In 2017, the group handed out flyers to passersby on the River Walk. In polo shirts and khakis, about a dozen masked men organized in front of the Alamo, yelling the Nazi slogan, “Blood and Soil!”

It isn’t the only hate group to center on the Alamo. The Texas Nationalist Party, which lists the same post office box as a Klan group, says on its website, next to a photograph of the Alamo, that the state is losing its history.
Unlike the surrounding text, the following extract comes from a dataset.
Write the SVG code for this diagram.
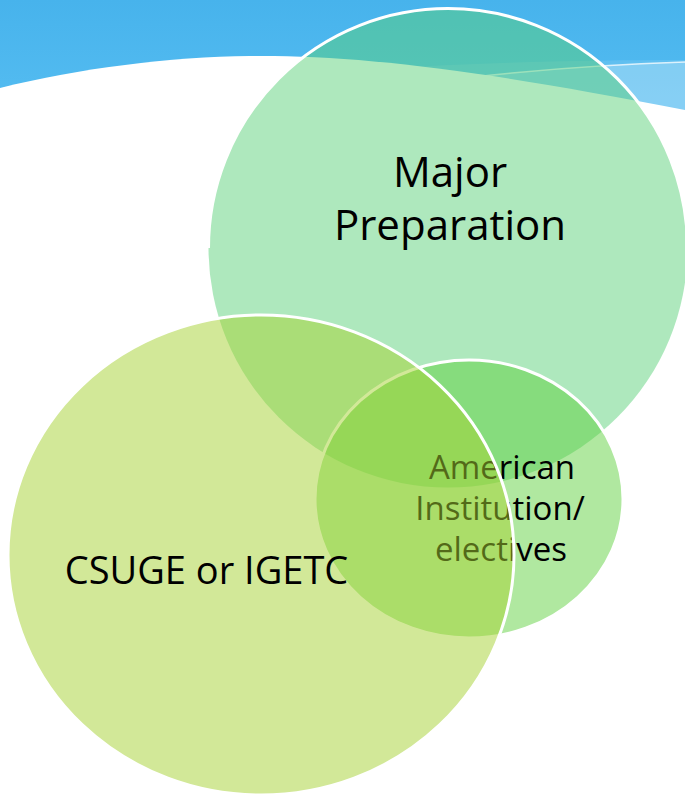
<svg xmlns="http://www.w3.org/2000/svg" width="685" height="794" viewBox="0 0 685 794">
  <defs>
    <linearGradient id="sky" x1="0" y1="0" x2="0" y2="1">
      <stop offset="0" stop-color="#47B3EC"/>
      <stop offset="1" stop-color="#57BEF2"/>
    </linearGradient>
  </defs>
  <style>
    .lbl { font-family: "Open Sans", "Liberation Sans", sans-serif; fill: #000; text-anchor: middle; }
    .edge { fill: none; stroke: #FFFFFF; stroke-width: 3; }
  </style>

  <g id="background">
    <rect x="0" y="0" width="685" height="130" fill="url(#sky)"/>
    <path d="M300,75 C420,64 560,60 685,60 L685,130 L300,130 Z" fill="#FFFFFF" fill-opacity="0.1"/>
    <path d="M380,90 C450,78 560,66 685,62 L685,130 L380,130 Z" fill="#FFFFFF" fill-opacity="0.22"/>
    <path d="M380,90 C450,78 560,66 685,62" fill="none" stroke="#FFFFFF" stroke-opacity="0.75" stroke-width="1.5"/>
    <path d="M0,88 C80,68 170,57 250,56 C360,55 480,70 685,110 L685,794 L0,794 Z" fill="#FFFFFF"/>
  </g>

  <g id="major-preparation">
    <circle cx="448" cy="248" r="239.5" fill="rgb(90,208,120)" fill-opacity="0.49"/>
    <path class="edge" d="M208.5,248 A239.5,239.5 0 0 1 687.5,248"/>
    <text class="lbl" font-size="42" x="450" y="187">Major</text>
    <text class="lbl" font-size="42" x="450" y="240">Preparation</text>
  </g>

  <g id="american-institution">
    <ellipse cx="469" cy="499" rx="154" ry="139" fill="rgb(90,207,57)" fill-opacity="0.48" stroke="#FFFFFF" stroke-width="3"/>
    <text class="lbl" font-size="33" x="502" y="479">American</text>
    <text class="lbl" font-size="33" x="500" y="520">Institution/</text>
    <text class="lbl" font-size="33" x="501" y="561">electives</text>
  </g>

  <g id="csuge-igetc">
    <ellipse cx="261" cy="555" rx="253" ry="240" fill="rgb(165,210,50)" fill-opacity="0.5" stroke="#FFFFFF" stroke-width="3"/>
    <text class="lbl" font-size="38" x="206.5" y="584">CSUGE or IGETC</text>
  </g>
</svg>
The site echoes extremist and mainstream rhetoric: “Stop the Invasion!” and “Make Texas Great Again.”

White supremacy also has seeped into local debates as the city has sought to transform the Alamo site in recent years.

Last year, the City Council heard from members of This is Texas Freedom Force, a local pro-Confederacy and gun-rights group that opposed both the removal of a Confederate statue in Travis Park as well as a plan to relocate the concrete-and marble Cenotaph, a memorial to Alamo defenders.

One of the group’s members, Krystal Ross, asserted that the “real point” of moving the Cenotaph is “to water down Anglo-Saxon history,” according to minutes of the meeting.

Ross “pointed at me and said, ‘You’re trying to get rid of white history,’” said Councilman Roberto Treviño, whose district encompasses downtown San Antonio. “And at that moment, I had several council members turn to look at me and say, ‘Holy (expletive), there it is.’”

During the debate over whether to remove the Confederate statue, someone sent Treviño an angry note that referred to him as “Mex.” The councilman keeps the note on his desk under glass in his downtown office.

“It’s important for me to remember that these things exist, and I can’t be naive,” Treviño said, adding that he has lost count of the death threats made against him, especially as debate drags on over plans for extensive renovations to the Alamo site.

“My executive assistant will tell you, there are people who would just call her and tell her that they want to kill me, and hang up,” he said. “It does feel like it’s escalating. The fact that it happened in El Paso, not only did I get the feeling that it’s something that can happen here, but I’ve had others calling me, telling me the same thing.”